Alternative Greens doesn’t offer the sample smell jars like other stores; queued-up customers had to go by the video menus and price lists. The boxes and plastic jars of product (opaque, by government order) were the front-counter display cases, something officials at the bigger stores didn’t believe was permitted. But Miller says he got the okay from regulators, as long as everything was tucked in the vault at closing time, like at a jeweller. Most of his walls are spare, except for an exposed brick expanse with a colourful mural of a smoking woman. Surviving against the big players? “I’ll be fine. I got more knowledge than all them because I’ve done it all myself,” he says.
Cannabis House sits in a new suburban development in the city’s northeast corner, opposite Liquor House, owned by the same developer. Joe Dhami plans to open four Edmonton stores, but all managers from the yet-to-be-opened shops were on hand at this outlet to handle the first day’s traffic. They began letting the lineup trickle in a few minutes late, at 10:10 a.m., to give the electricians who had just finished work first crack at purchasing, and to hand-write price labels for the products.
Back at Numo, Nguyen’s store decoration consisted of novelty giant spliffs from a rolling-paper provider, and gift baskets from the 22-year-old entrepreneur’s family and friends. Staff ripped through the notepad paper quickly, and customers didn’t seem to mind the hiccups and waiting. They weren’t sure what the dawn of legal cannabis would look like; they were pleased to experience it at all. As the crowds waited outside along 95th Street, passing trucks and cars kept honking their support.

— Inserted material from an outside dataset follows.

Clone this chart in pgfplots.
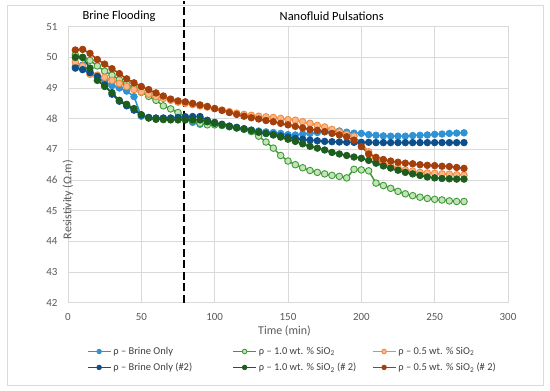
\documentclass[border=0pt]{standalone}
\usepackage{fontspec}
\setmainfont{Carlito}
\usepackage{pgfplots}
\pgfplotsset{compat=1.18}
\definecolor{lb}{HTML}{2E92D4}
\definecolor{db}{HTML}{0E4F8A}
\definecolor{lgE}{HTML}{3F9A36}
\definecolor{lgF}{HTML}{C2E4B8}
\definecolor{dg}{HTML}{1D5E1F}
\definecolor{orE}{HTML}{F28A3E}
\definecolor{orF}{HTML}{F9B78A}
\definecolor{dr}{HTML}{A23F0C}
\definecolor{txt}{HTML}{595959}
\definecolor{grd}{HTML}{D9D9D9}
\definecolor{legtxt}{HTML}{404040}
\begin{document}
\begin{tikzpicture}
\begin{axis}[
  at={(0,0)}, anchor=south west,
  width=440bp, height=276bp, scale only axis,
  xmin=0, xmax=300, ymin=42, ymax=51,
  xtick={0,50,...,300}, ytick={42,43,...,51},
  grid=major, grid style={grd, line width=0.75bp},
  axis line style={grd, line width=0.75bp},
  major tick length=0pt,
  clip=false,
  /pgf/number format/assume math mode=true,
  tick label style={font=\fontsize{11}{13}\selectfont, text=txt},
  xticklabel style={yshift=-7bp},
  yticklabel style={xshift=-7bp},
  xlabel={Time (min)},
  ylabel={Resistivity (Ω.m)},
  xlabel style={at={(axis description cs:0.5,0)}, anchor=center, yshift=-28bp, xshift=-3.5bp, font=\fontsize{12}{14}\selectfont, text=txt},
  ylabel style={at={(axis description cs:0,0.5)}, anchor=center, xshift=-35bp, font=\fontsize{12}{14}\selectfont, text=txt},
  legend columns=3,
  legend cell align=left,
  legend style={at={(axis description cs:0.0425,-0.153)}, anchor=north west, draw=none, fill=none, inner sep=0pt, column sep=0pt, row sep=3bp, font=\fontsize{10.5}{12}\selectfont, text=legtxt},
  legend image code/.code={\draw[mark repeat=2,mark phase=2,#1,mark size=2.3bp] plot coordinates {(0bp,0bp) (11.5bp,0bp) (23bp,0bp)};},
  every axis plot/.append style={line width=1.5bp, mark size=3.3bp},
]
% rho - Brine Only
\addplot[color=lb, mark=*, mark options={fill=lb, draw=lb, line width=0.75bp}] table {
5 49.70
10 49.75
15 49.55
20 49.35
25 49.22
30 49.08
35 49.00
40 48.90
45 48.72
50 48.08
55 48.04
60 48.02
65 48.02
70 48.02
75 48.02
80 48.00
85 47.88
90 47.82
95 47.82
100 47.82
105 47.78
110 47.74
115 47.70
120 47.67
125 47.63
130 47.60
135 47.57
140 47.55
145 47.52
150 47.48
155 47.47
160 47.50
165 47.52
170 47.55
175 47.57
180 47.58
185 47.60
190 47.56
195 47.53
200 47.52
205 47.48
210 47.46
215 47.44
220 47.43
225 47.43
230 47.43
235 47.45
240 47.46
245 47.47
250 47.49
255 47.50
260 47.52
265 47.53
270 47.54
};
\addlegendentry{\makebox[117bp][l]{ρ – Brine Only}}
% rho - 1.0 wt% SiO2
\addplot[color=lgE, mark=*, mark options={fill=lgF, draw=lgE, line width=0.9bp}] table {
5 50.08
10 50.00
15 49.90
20 49.72
25 49.55
30 49.42
35 49.27
40 49.14
45 49.00
50 48.86
55 48.73
60 48.60
65 48.42
70 48.32
75 48.20
80 48.06
85 47.93
90 47.85
95 47.80
100 47.80
105 47.78
110 47.74
115 47.70
120 47.66
125 47.58
130 47.43
135 47.24
140 47.04
145 46.80
150 46.62
155 46.50
160 46.40
165 46.31
170 46.25
175 46.20
180 46.15
185 46.12
190 46.07
195 46.35
200 46.33
205 46.30
210 45.90
215 45.82
220 45.73
225 45.63
230 45.55
235 45.49
240 45.44
245 45.40
250 45.37
255 45.35
260 45.32
265 45.30
270 45.30
};
\addlegendentry{\makebox[111bp][l]{ρ – 1.0 wt. \% SiO\textsubscript{2}}}
% rho - 0.5 wt% SiO2
\addplot[color=orE, mark=*, mark options={fill=orF, draw=orE, line width=0.9bp}] table {
5 49.85
10 49.72
15 49.45
20 49.42
25 49.35
30 49.25
35 49.15
40 49.05
45 48.95
50 48.87
55 48.80
60 48.72
65 48.66
70 48.60
75 48.54
80 48.50
85 48.46
90 48.42
95 48.38
100 48.33
105 48.28
110 48.23
115 48.18
120 48.14
125 48.11
130 48.08
135 48.06
140 48.04
145 48.01
150 47.97
155 47.95
160 47.90
165 47.85
170 47.78
175 47.73
180 47.65
185 47.57
190 47.49
195 47.43
200 47.20
205 46.92
210 46.70
215 46.54
220 46.47
225 46.39
230 46.33
235 46.29
240 46.25
245 46.23
250 46.22
255 46.20
260 46.19
265 46.17
270 46.16
};
\addlegendentry{\makebox[108bp][l]{ρ – 0.5 wt. \% SiO\textsubscript{2}}}
% rho - Brine Only (#2)
\addplot[color=db, mark=*, mark options={fill=db, draw=db, line width=0.75bp}] table {
5 49.65
10 49.60
15 49.50
20 49.38
25 49.10
30 48.80
35 48.57
40 48.42
45 48.28
50 48.12
55 48.04
60 48.02
65 48.02
70 48.02
75 48.04
80 48.06
85 48.07
90 48.07
95 47.95
100 47.88
105 47.82
110 47.76
115 47.72
120 47.67
125 47.62
130 47.56
135 47.52
140 47.48
145 47.44
150 47.40
155 47.36
160 47.33
165 47.30
170 47.28
175 47.26
180 47.25
185 47.24
190 47.23
195 47.23
200 47.23
205 47.23
210 47.22
215 47.22
220 47.22
225 47.22
230 47.22
235 47.22
240 47.22
245 47.22
250 47.22
255 47.22
260 47.22
265 47.22
270 47.22
};
\addlegendentry{\makebox[117bp][l]{ρ – Brine Only (\#2)}}
% rho - 1.0 wt% SiO2 (#2)
\addplot[color=dg, mark=*, mark options={fill=dg, draw=dg, line width=0.75bp}] table {
5 50.00
10 50.00
15 49.65
20 49.25
25 49.05
30 48.85
35 48.60
40 48.47
45 48.33
50 48.13
55 48.02
60 47.98
65 47.97
70 47.96
75 47.96
80 47.96
85 47.96
90 47.96
95 47.90
100 47.85
105 47.80
110 47.75
115 47.70
120 47.66
125 47.62
130 47.57
135 47.52
140 47.47
145 47.40
150 47.33
155 47.26
160 47.18
165 47.10
170 47.04
175 46.98
180 46.90
185 46.85
190 46.80
195 46.75
200 46.71
205 46.64
210 46.55
215 46.46
220 46.39
225 46.32
230 46.25
235 46.20
240 46.15
245 46.10
250 46.07
255 46.05
260 46.04
265 46.03
270 46.03
};
\addlegendentry{\makebox[111bp][l]{ρ – 1.0 wt. \% SiO\textsubscript{2} (\# 2)}}
% rho - 0.5 wt% SiO2 (#2)
\addplot[color=dr, mark=*, mark options={fill=dr, draw=dr, line width=0.75bp}] table {
5 50.24
10 50.26
15 50.13
20 49.93
25 49.78
30 49.63
35 49.47
40 49.30
45 49.17
50 49.05
55 48.95
60 48.84
65 48.74
70 48.64
75 48.58
80 48.55
85 48.50
90 48.45
95 48.40
100 48.33
105 48.27
110 48.20
115 48.14
120 48.08
125 48.03
130 47.99
135 47.94
140 47.90
145 47.85
150 47.80
155 47.75
160 47.70
165 47.65
170 47.62
175 47.58
180 47.52
185 47.47
190 47.41
195 47.30
200 47.09
205 46.85
210 46.74
215 46.67
220 46.62
225 46.58
230 46.55
235 46.53
240 46.50
245 46.48
250 46.47
255 46.45
260 46.44
265 46.41
270 46.38
};
\addlegendentry{\makebox[108bp][l]{ρ – 0.5 wt. \% SiO\textsubscript{2} (\# 2)}}
\draw[black, line width=2bp, dash pattern=on 8bp off 3.5bp] (axis cs:79,42) -- (axis cs:79,51.85);
\node[font=\fontsize{12.5}{15}\selectfont, text=black] at (axis cs:34.8,51.33) {Brine Flooding};
\node[font=\fontsize{12.5}{15}\selectfont, text=black] at (axis cs:179.8,51.33) {Nanofluid Pulsations};
\end{axis}
\pgfresetboundingbox
\path[use as bounding box] (-68bp,-88.3bp) rectangle (482bp,302.7bp);
\draw[grd, line width=0.75bp] (-61bp,-82.3bp) rectangle (475bp,297.7bp);
\end{tikzpicture}
\end{document}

The lineups will die down once the novelty of Oct. 17 does; the few stores to get the initial traffic bump were the lucky ones. Dozens more will gradually open up throughout Alberta, B.C., Ontario and elsewhere long after the giant queues of the curious have dissipated; customers will get time to shop around, be dazzled by the features of the bigger stores or charmed by the mom-and-pops. Or they’ll return to the familiarity—and often better prices—of their normal dealers.